Steps and C++/Java Code

  1. Push Operation:

    • Simply push the elements onto the inputStack.

  2. Pop Operation:

    • If outputStack is empty, move all elements from inputStack to outputStack. This reverses the order of elements to simulate FIFO behavior.
    • Then pop the element from outputStack.

  3. Peek Operation:

    • Similar to the pop operation, if outputStack is empty, move all elements from inputStack to outputStack.
    • Peek at the top of outputStack.

  4. Empty Operation:

    • The queue is empty if both inputStack and outputStack are empty.

C++ Implementation

#include <stack>
using namespace std;

class MyQueue {
private:
    stack<int> inputStack;
    stack<int> outputStack;
    
    void transferElements() {
        while (!inputStack.empty()) {
            outputStack.push(inputStack.top());
            inputStack.pop();
        }
    }
    
public:
    MyQueue() {}
    
    void push(int x) {
        inputStack.push(x);
    }
    
    int pop() {
        if (outputStack.empty()) {
            transferElements();
        }
        int result = outputStack.top();
        outputStack.pop();
        return result;
    }
    
    int peek() {
        if (outputStack.empty()) {
            transferElements();
        }
        return outputStack.top();
    }
    
    bool empty() {
        return inputStack.empty() && outputStack.empty();
    }
};

Java Implementation

import java.util.Stack;

class MyQueue {
    private Stack<Integer> inputStack;
    private Stack<Integer> outputStack;

    public MyQueue() {
        inputStack = new Stack<>();
        outputStack = new Stack<>();
    }
    
    private void transferElements() {
        while (!inputStack.isEmpty()) {
            outputStack.push(inputStack.pop());
        }
    }

    public void push(int x) {
        inputStack.push(x);
    }
    
    public int pop() {
        if (outputStack.isEmpty()) {
            transferElements();
        }
        return outputStack.pop();
    }
    
    public int peek() {
        if (outputStack.isEmpty()) {
            transferElements();
        }
        return outputStack.peek();
    }
    
    public boolean empty() {
        return inputStack.isEmpty() && outputStack.isEmpty();
    }
}

Time and Space Complexity Analysis

  • Push Operation:

    • Time Complexity: O(1) - Since we are just pushing onto a stack.
    • Space Complexity: O(n) - For storing the elements in the stack.

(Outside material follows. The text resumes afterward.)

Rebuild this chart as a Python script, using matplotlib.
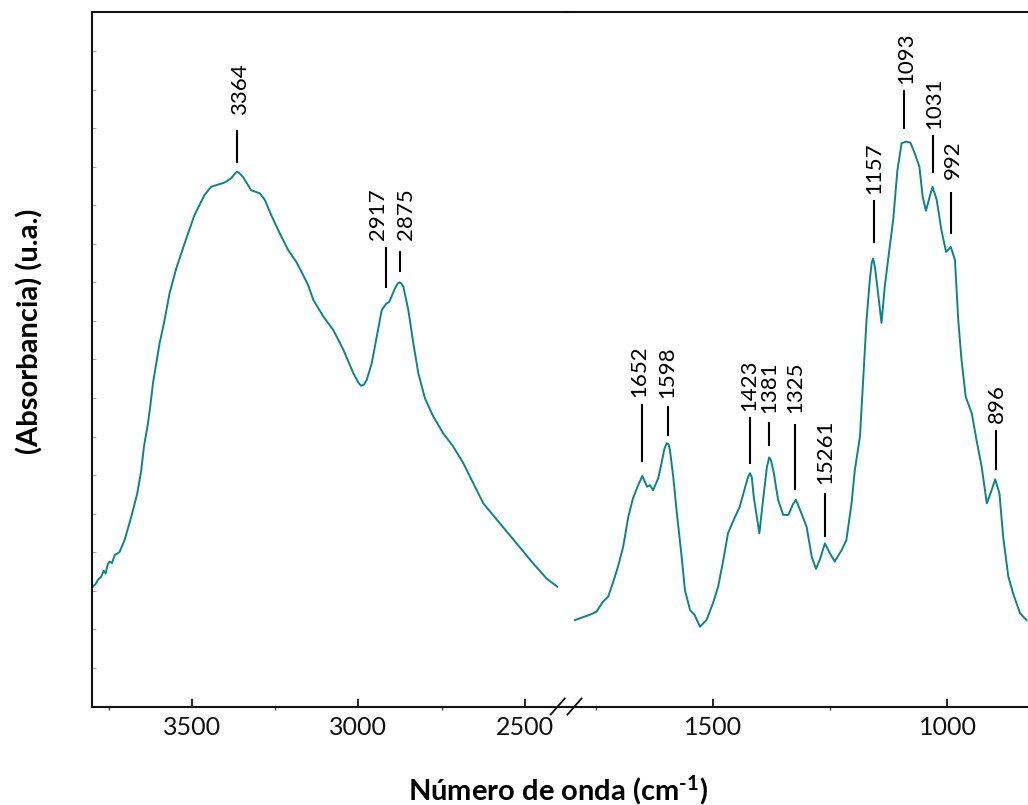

  • Pop and Peek Operations:

    • Amortized Time Complexity: O(1) - Over a sequence of operations, each element is moved at most once from inputStack to outputStack.
    • Space Complexity: O(n) - Similar to space required in the push operation.

  • Empty Operation:

    • Time Complexity: O(1) - As we're only checking the emptiness of two stacks.
    • Space Complexity: O(1) - Constant space for checking.

Common Mistakes to Avoid

  • Forgetting to check if outputStack is empty: Always ensure you transfer elements from inputStack to outputStack only when outputStack is empty.
  • Not transferring all elements: When moving from inputStack to outputStack, ensure all elements are transferred to maintain the correct order.

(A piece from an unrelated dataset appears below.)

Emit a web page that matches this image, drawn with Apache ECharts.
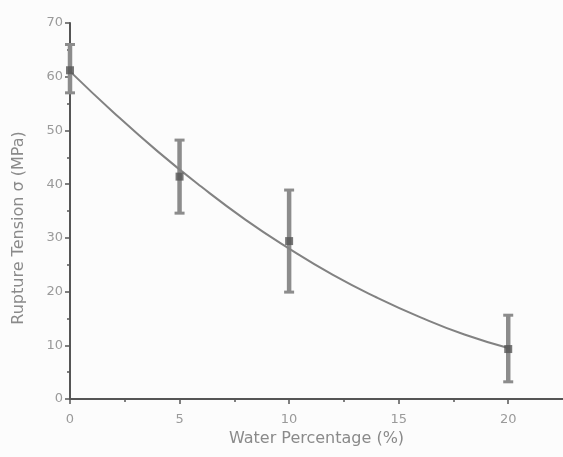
<!DOCTYPE html>
<html>
<head>
<meta charset="utf-8">
<script src="https://cdn.jsdelivr.net/npm/echarts@6/dist/echarts.min.js"></script>
<style>
html,body{margin:0;padding:0;background:#fcfcfc;}
#chart{width:563px;height:457px;}
</style>
</head>
<body>
<div id="chart"></div>
<script>
// Measured points
var waterPct = [0, 5, 10, 20];
var tension = [61.2, 41.4, 29.4, 9.3];
var errUpper = [66.0, 48.2, 38.9, 15.6];
var errLower = [57.0, 34.6, 19.9, 3.2];
// Fitted curve
var curveX = [0, 2, 4, 6, 8, 10, 12, 14, 16, 18, 20];
var curveY = [61.0, 53.3, 46.1, 39.5, 33.4, 28.0, 23.1, 18.9, 15.2, 12.0, 9.5];
// Axis ticks
var xTicks = [0, 5, 10, 15, 20];
var xMinorTicks = [2.5, 7.5, 12.5, 17.5];
var yTicks = [0, 10, 20, 30, 40, 50, 60, 70];

var chart = echarts.init(document.getElementById('chart'), null, {renderer: 'canvas'});

var errData = waterPct.map(function (x, i) { return [x, errLower[i], errUpper[i]]; });
var pts = waterPct.map(function (x, i) { return [x, tension[i]]; });
var curve = curveX.map(function (x, i) { return [x, curveY[i]]; });

var axisCol = '#555';
var labelCol = '#9a9a9a';
var nameCol = '#8a8a8a';
var font = 'DejaVu Sans';

var option = {
  backgroundColor: '#fcfcfc',
  animation: false,
  grid: {left: 70, right: 0, top: 23, bottom: 58},
  xAxis: [{
    type: 'value', min: 0, max: 22.5, position: 'bottom',
    name: 'Water Percentage (%)', nameLocation: 'middle', nameGap: 32,
    nameTextStyle: {color: nameCol, fontSize: 16, fontFamily: font},
    axisLine: {show: true, onZero: false, lineStyle: {color: axisCol, width: 2}},
    axisTick: {show: true, inside: false, length: 5, customValues: xTicks, lineStyle: {color: axisCol, width: 1.5}},
    axisLabel: {color: labelCol, fontSize: 13, fontFamily: font, margin: 14, customValues: xTicks},
    splitLine: {show: false}
  }, {
    type: 'value', min: 0, max: 22.5, position: 'bottom', offset: 0,
    axisLine: {show: false, onZero: false},
    axisTick: {show: true, inside: false, length: 3, customValues: xMinorTicks, lineStyle: {color: axisCol, width: 1.5}},
    axisLabel: {show: false},
    splitLine: {show: false}
  }],
  yAxis: {
    type: 'value', min: 0, max: 70, interval: 10,
    name: 'Rupture Tension σ (MPa)', nameLocation: 'middle', nameGap: 43,
    nameTextStyle: {color: nameCol, fontSize: 16, fontFamily: font, padding: [0, 34, 0, 0]},
    axisLine: {show: true, onZero: false, lineStyle: {color: axisCol, width: 2}},
    axisTick: {show: true, inside: false, length: 5, lineStyle: {color: axisCol, width: 1.5}},
    minorTick: {show: true, splitNumber: 2, length: 3, lineStyle: {color: axisCol, width: 1.5}},
    axisLabel: {color: labelCol, fontSize: 13, fontFamily: font, margin: 7,
      formatter: function (v) { return yTicks.indexOf(v) >= 0 ? String(v) : ''; }},
    splitLine: {show: false}
  },
  series: [
    {
      type: 'custom',
      data: errData,
      z: 2,
      renderItem: function (params, api) {
        var x = api.value(0);
        var lo = api.coord([x, api.value(1)]);
        var hi = api.coord([x, api.value(2)]);
        var cap = 5;
        var st = {stroke: '#8c8c8c', lineWidth: 4.5};
        var cs = {stroke: '#8c8c8c', lineWidth: 3};
        return {
          type: 'group',
          children: [
            {type: 'line', shape: {x1: lo[0], y1: lo[1], x2: hi[0], y2: hi[1]}, style: st},
            {type: 'line', shape: {x1: lo[0] - cap, y1: lo[1], x2: lo[0] + cap, y2: lo[1]}, style: cs},
            {type: 'line', shape: {x1: hi[0] - cap, y1: hi[1], x2: hi[0] + cap, y2: hi[1]}, style: cs}
          ]
        };
      }
    },
    {
      type: 'line',
      data: curve,
      smooth: true,
      showSymbol: false,
      z: 3,
      lineStyle: {color: '#828282', width: 2}
    },
    {
      type: 'scatter',
      data: pts,
      symbol: 'rect',
      symbolSize: 8,
      z: 4,
      itemStyle: {color: '#555'}
    }
  ]
};
chart.setOption(option);
</script>
</body>
</html>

Similar Problems on LeetCode

Here are other related problems you can try on LeetCode:

  • LeetCode 225: Implement Stack using Queues
  • LeetCode 155: Min Stack
  • LeetCode 150: Evaluate Reverse Polish Notation

Additional Resources and References

By understanding these concepts and faithfully executing the above approach, you should be able to tackle this and similar problems confidently. Happy coding!